— START OF Entries provided —
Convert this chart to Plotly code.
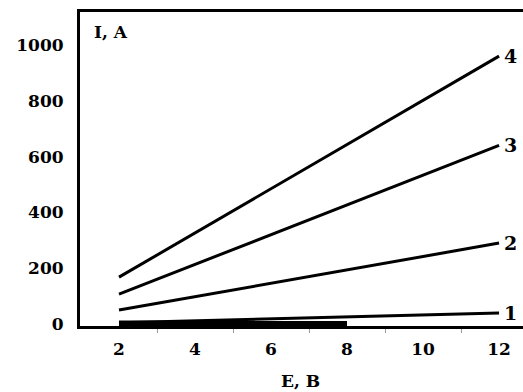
import plotly.graph_objects as go

E = [2, 4, 6, 8, 10, 12]
I1 = [5, 12, 19, 26, 33, 40]
I2 = [50, 98, 146, 194, 242, 290]
I3 = [107, 214, 320, 427, 533, 640]
I4 = [168, 326, 484, 642, 800, 960]
E0 = [2, 4, 6, 8]
I0 = [2, 2, 1, 1]
labels = ["1", "2", "3", "4"]

FONT = "DejaVu Serif"
BOLD = dict(family=FONT, size=17, color="black", weight="bold")
fig = go.Figure()
fig.add_trace(go.Scatter(x=E0, y=I0, mode="lines", line=dict(color="black", width=6), showlegend=False))
for ys in [I1, I2, I3, I4]:
    fig.add_trace(go.Scatter(x=E, y=ys, mode="lines", line=dict(color="black", width=3), showlegend=False))

for lab, ys in zip(labels, [I1, I2, I3, I4]):
    fig.add_annotation(x=E[-1], y=ys[-1], text=lab, showarrow=False, xanchor="left", xshift=3,
                       font=dict(family=FONT, size=19, color="black", weight="bold"))

fig.add_annotation(x=0, y=1, xref="paper", yref="paper", text="I, A", showarrow=False,
                   xanchor="left", yanchor="top", xshift=12, yshift=-8, font=BOLD)
fig.add_annotation(x=0.5, y=0, xref="paper", yref="paper", text="E, B", showarrow=False,
                   xanchor="center", yanchor="top", xshift=-1, yshift=-43, font=BOLD)

fig.update_layout(
    width=523, height=392, margin=dict(l=80, r=0, t=12, b=66, autoexpand=False),
    paper_bgcolor="white", plot_bgcolor="white",
    font=dict(family=FONT, size=16, color="black"),
    xaxis=dict(range=[0.974, 12.63], tickvals=[2, 4, 6, 8, 10, 12], showgrid=False, zeroline=False,
               showline=True, linewidth=3, linecolor="black", mirror=True, automargin=False,
               ticks="outside", ticklen=6, tickcolor="white", tickfont=BOLD,
               minor=dict(tickvals=[3, 5, 7, 9, 11], ticks="outside", ticklen=4, tickcolor="#999", tickwidth=1)),
    yaxis=dict(range=[-7, 1118], tickvals=[0, 200, 400, 600, 800, 1000], showgrid=False, zeroline=False,
               showline=True, linewidth=3, linecolor="black", automargin=False,
               ticks="outside", ticklen=10, tickcolor="white", tickfont=BOLD),
)
fig.write_html("out.html", config={"displayModeBar": False},
               post_script="document.body.style.margin='0';document.body.style.overflow='hidden';")
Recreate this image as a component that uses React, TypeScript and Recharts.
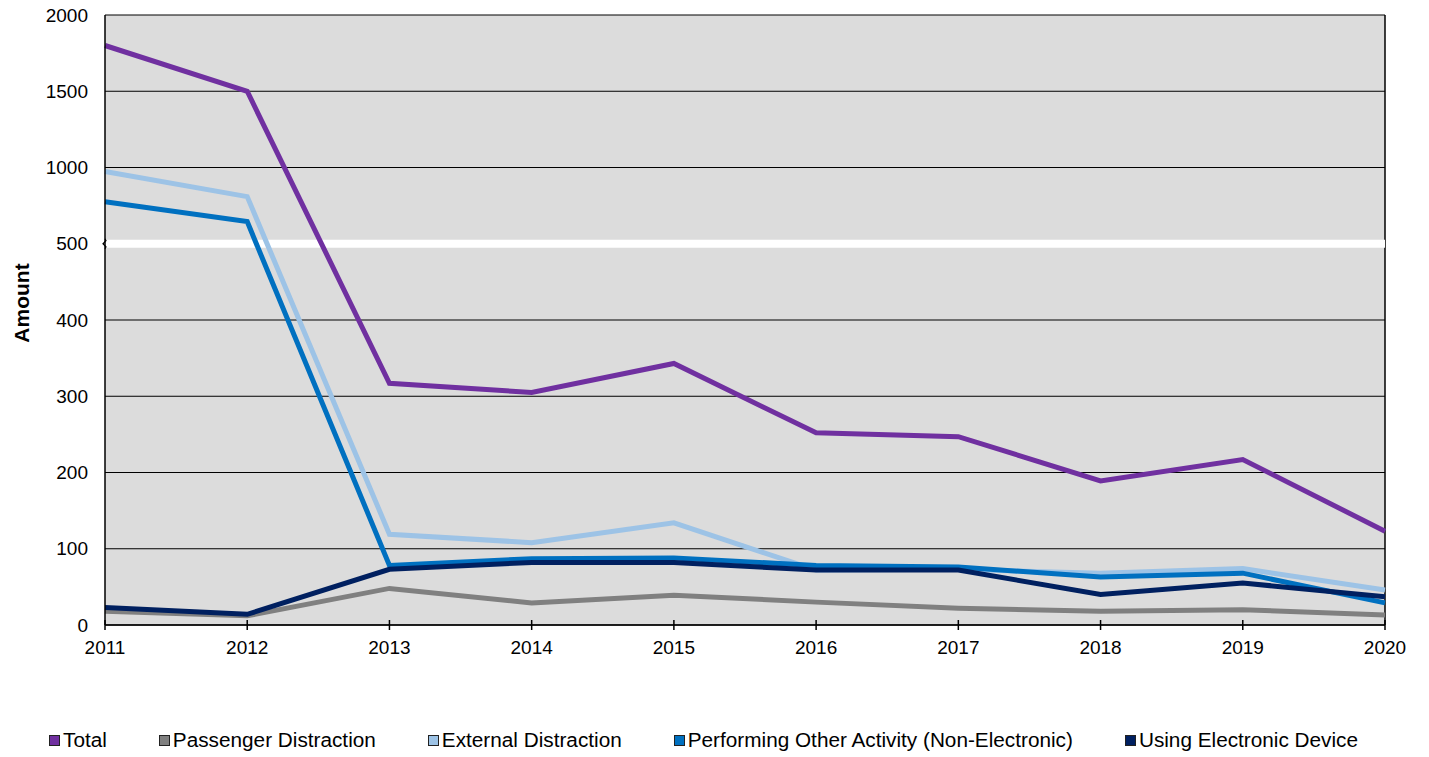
import { LineChart, Line, XAxis, YAxis, CartesianGrid, Legend, ReferenceLine } from "recharts";

const years = ["2011", "2012", "2013", "2014", "2015", "2016", "2017", "2018", "2019", "2020"];
const total = [1800, 1500, 317, 305, 343, 252, 247, 189, 217, 123];
const passenger = [18, 12, 48, 29, 39, 30, 22, 18, 20, 13];
const external = [974, 809, 119, 108, 134, 72, 73, 68, 74, 46];
const otherActivity = [776, 645, 78, 87, 88, 78, 76, 63, 68, 29];
const electronic = [23, 14, 73, 82, 82, 72, 72, 40, 55, 37];
const yTickLabels = [0, 100, 200, 300, 400, 500, 1000, 1500, 2000];

// broken axis: everything above 500 is squeezed 5x
const BREAK = 500;
const SQUEEZE = 5;
const squash = (v: number) => (v <= BREAK ? v : BREAK + (v - BREAK) / SQUEEZE);
const unsquash = (d: number) => (d <= BREAK ? d : BREAK + (d - BREAK) * SQUEEZE);

const series = [
  { key: "total", name: "Total", color: "#7030A0", values: total },
  { key: "passenger", name: "Passenger Distraction", color: "#808080", values: passenger },
  { key: "external", name: "External Distraction", color: "#9DC3E6", values: external },
  { key: "other", name: "Performing Other Activity (Non-Electronic)", color: "#0070C0", values: otherActivity },
  { key: "electronic", name: "Using Electronic Device", color: "#002060", values: electronic },
];

const data = years.map((year, i) => {
  const row: Record<string, number | string> = { year };
  series.forEach((s) => {
    row[s.key] = squash(s.values[i]);
  });
  return row;
});

const FONT = "'Liberation Sans', Arial, sans-serif";

function XTick({ x, y, payload }: any) {
  return (
    <g>
      <line x1={x} x2={x} y1={y - 5} y2={y + 5} stroke="#000" strokeWidth={1.5} />
      <text x={x} y={y + 29} textAnchor="middle" fontSize={19} fontFamily={FONT} fill="#000">
        {payload.value}
      </text>
    </g>
  );
}

function BreakMark({ viewBox }: any) {
  const x = viewBox.x;
  const y = viewBox.y;
  return (
    <path
      d={`M ${x} ${y - 5} L ${x + 1} ${y - 3} L ${x - 2} ${y} L ${x + 1} ${y + 3} L ${x} ${y + 5}`}
      stroke="#000"
      strokeWidth={1.2}
      fill="none"
    />
  );
}

function AxisTitle({ viewBox }: any) {
  const x = viewBox.x + 13;
  const y = viewBox.y + viewBox.height / 2 - 17;
  return (
    <text
      x={x}
      y={y}
      transform={`rotate(-90 ${x} ${y})`}
      textAnchor="middle"
      dominantBaseline="central"
      fontSize={21}
      fontWeight="bold"
      fontFamily={FONT}
      fill="#000"
    >
      Amount
    </text>
  );
}

function LegendContent() {
  return (
    <div style={{ display: "flex", gap: 52, fontFamily: FONT, fontSize: 20.75, color: "#000" }}>
      {series.map((s) => (
        <div key={s.key} style={{ display: "flex", alignItems: "center", gap: 3 }}>
          <span
            style={{
              display: "inline-block",
              width: 9,
              height: 9,
              background: s.color,
              border: "1.5px solid #222",
            }}
          />
          <span>{s.name}</span>
        </div>
      ))}
    </div>
  );
}

export default function App() {
  return (
    <LineChart
      width={1421}
      height={749}
      data={data}
      margin={{ top: 7, right: 44, bottom: 68, left: 0 }}
      style={{ overflow: "visible" }}
    >
      <CartesianGrid vertical={false} fill="#DCDCDC" stroke="#000" strokeWidth={1} />
      <XAxis
        dataKey="year"
        tick={<XTick />}
        tickLine={false}
        tickSize={0}
        tickMargin={0}
        height={40}
        axisLine={{ stroke: "#000", strokeWidth: 1.5 }}
        interval={0}
      />
      <YAxis
        type="number"
        domain={[0, 800]}
        ticks={yTickLabels.map(squash)}
        tickFormatter={(d: number) => String(Math.round(unsquash(d)))}
        width={97}
        tickSize={0}
        tickMargin={17}
        tickLine={false}
        axisLine={{ stroke: "#000", strokeWidth: 1.5 }}
        tick={{ fill: "#000", fontSize: 19, fontFamily: FONT }}
        label={<AxisTitle />}
        interval={0}
      />
      <ReferenceLine x="2020" stroke="#000" strokeWidth={1.5} />
      <ReferenceLine y={BREAK} stroke="#FFFFFF" strokeWidth={8} label={<BreakMark />} />
      {series.map((s) => (
        <Line
          key={s.key}
          dataKey={s.key}
          name={s.name}
          stroke={s.color}
          strokeWidth={5}
          dot={false}
          activeDot={false}
          type="linear"
          isAnimationActive={false}
        />
      ))}
      <Legend
        content={<LegendContent />}
        verticalAlign="bottom"
        wrapperStyle={{ position: "absolute", left: 41, top: 720, width: "auto", bottom: "auto" }}
      />
    </LineChart>
  );
}
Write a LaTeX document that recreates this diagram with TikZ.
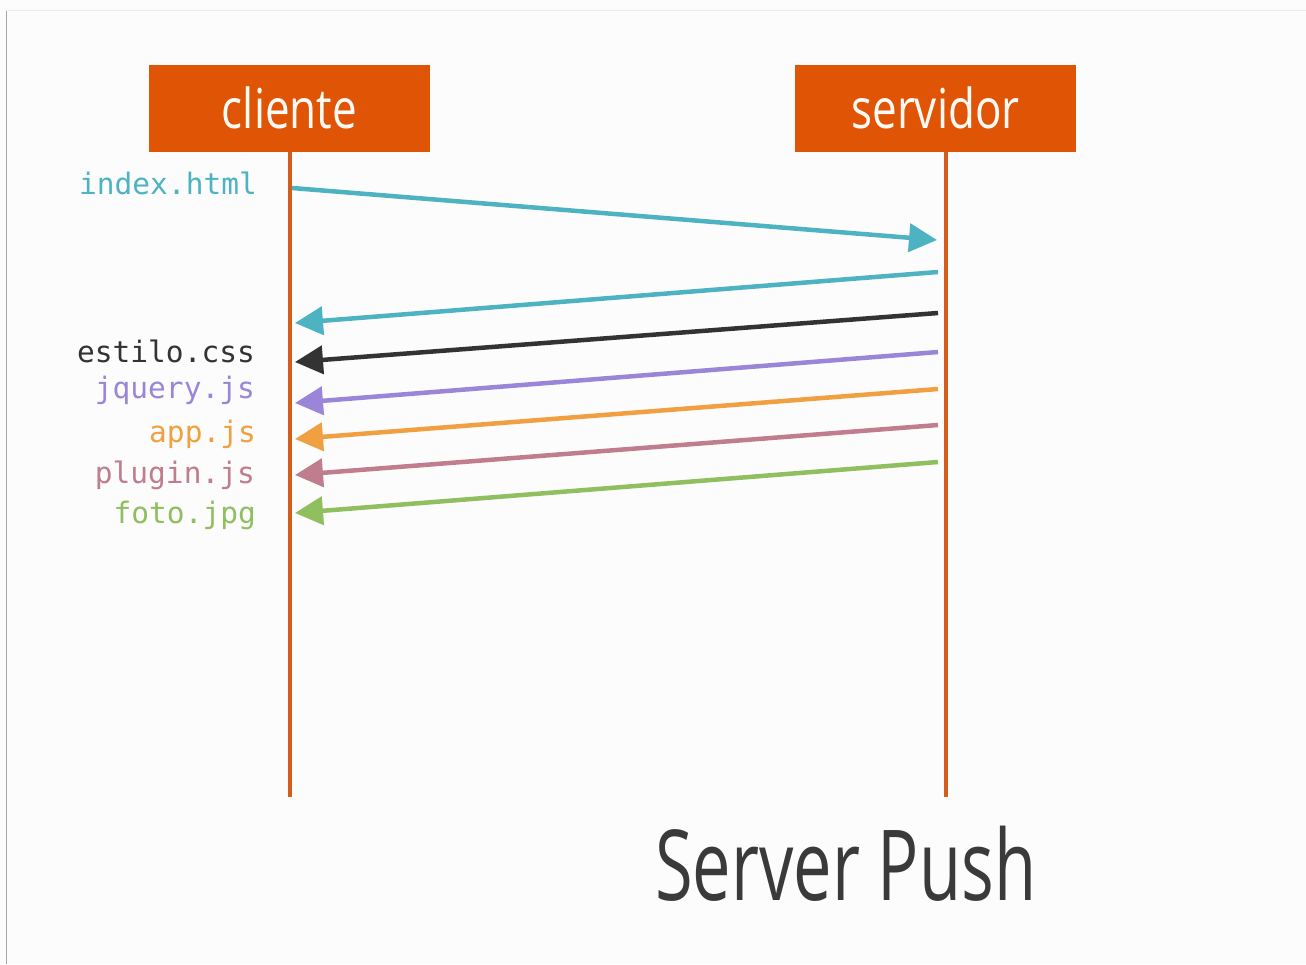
\documentclass[tikz,border=0pt]{standalone}
\usepackage{fontspec}
\usetikzlibrary{arrows.meta}
\newfontfamily\headfont[FakeStretch=0.80]{Open Sans}
\newfontfamily\titlefont[FakeStretch=0.70]{Open Sans}
\newfontfamily\monofont{DejaVu Sans Mono}
\definecolor{boxorange}{HTML}{E05406}
\definecolor{lifeorange}{HTML}{D35E1C}
\definecolor{ccyan}{HTML}{4DB3C3}
\definecolor{cblack}{HTML}{333333}
\definecolor{cpurple}{HTML}{9B85D8}
\definecolor{corange}{HTML}{F0A040}
\definecolor{cpink}{HTML}{C07D8E}
\definecolor{cgreen}{HTML}{8FBF5F}
\definecolor{titlegray}{HTML}{3A3A3A}
\tikzset{
  actorbox/.style={fill=boxorange, minimum width=281pt, minimum height=87pt, inner sep=0pt},
  actortext/.style={anchor=base, inner sep=0pt, text=white!96!orange, font=\headfont\fontsize{55}{55}\selectfont},
  lifeline/.style={draw=lifeorange, line width=4pt},
  msg/.style={line width=4.5pt, -{Triangle[length=28pt,width=28pt]}},
  filelabel/.style={anchor=base east, inner sep=0pt, font=\monofont\fontsize{29.5}{29.5}\selectfont}
}
\begin{document}
\begin{tikzpicture}[x=1pt,y=-1pt]
\useasboundingbox (0,0) rectangle (1306,964);
\fill[white!99!black] (0,0) rectangle (1306,964);
\draw[gray!70, line width=1pt] (6,10) -- (6,964);
\draw[gray!15, line width=1pt] (6,10) -- (1306,10);

\node[actorbox] (cli) at (289.5,108.5) {};
\node[actorbox] (srv) at (935.5,108.5) {};
\node[actortext] (clitext) at (289.5,128) {cliente};
\node[actortext] (srvtext) at (935.5,128) {servidor};

\coordinate (cliend) at (290,797);
\coordinate (srvend) at (946,797);
\draw[lifeline] (cli.south -| cliend) -- (cliend);
\draw[lifeline] (srv.south -| srvend) -- (srvend);

% message endpoints
\coordinate (a1s) at (292,188); \coordinate (a1e) at (937,240);
\coordinate (a2s) at (938,272); \coordinate (a2e) at (295,323);
\coordinate (a3s) at (938,313); \coordinate (a3e) at (295,362);
\coordinate (a4s) at (938,352); \coordinate (a4e) at (295,403);
\coordinate (a5s) at (938,389); \coordinate (a5e) at (295,439);
\coordinate (a6s) at (938,425); \coordinate (a6e) at (295,475);
\coordinate (a7s) at (938,462); \coordinate (a7e) at (295,513);

\draw[msg, ccyan] (a1s) -- (a1e);
\draw[msg, ccyan] (a2s) -- (a2e);
\draw[msg, cblack] (a3s) -- (a3e);
\draw[msg, cpurple] (a4s) -- (a4e);
\draw[msg, corange] (a5s) -- (a5e);
\draw[msg, cpink] (a6s) -- (a6e);
\draw[msg, cgreen] (a7s) -- (a7e);

\node[filelabel, text=ccyan] (l1) at (257,194) {index.html};
\node[filelabel, text=cblack] (l3) at (255,362) {estilo.css};
\node[filelabel, text=cpurple] (l4) at (255,398) {jquery.js};
\node[filelabel, text=corange] (l5) at (256,442) {app.js};
\node[filelabel, text=cpink] (l6) at (255,483) {plugin.js};
\node[filelabel, text=cgreen] (l7) at (256,523) {foto.jpg};

\node[anchor=base west, inner sep=0pt, text=titlegray, font=\titlefont\fontsize{98}{98}\selectfont] (title) at (655,900) {Server Push};
\end{tikzpicture}
\end{document}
— END OF Entries provided —
**Objective**. In the entries above, find the lines containing the word "this" and say how many there are, with no other words.

**Output below**. 3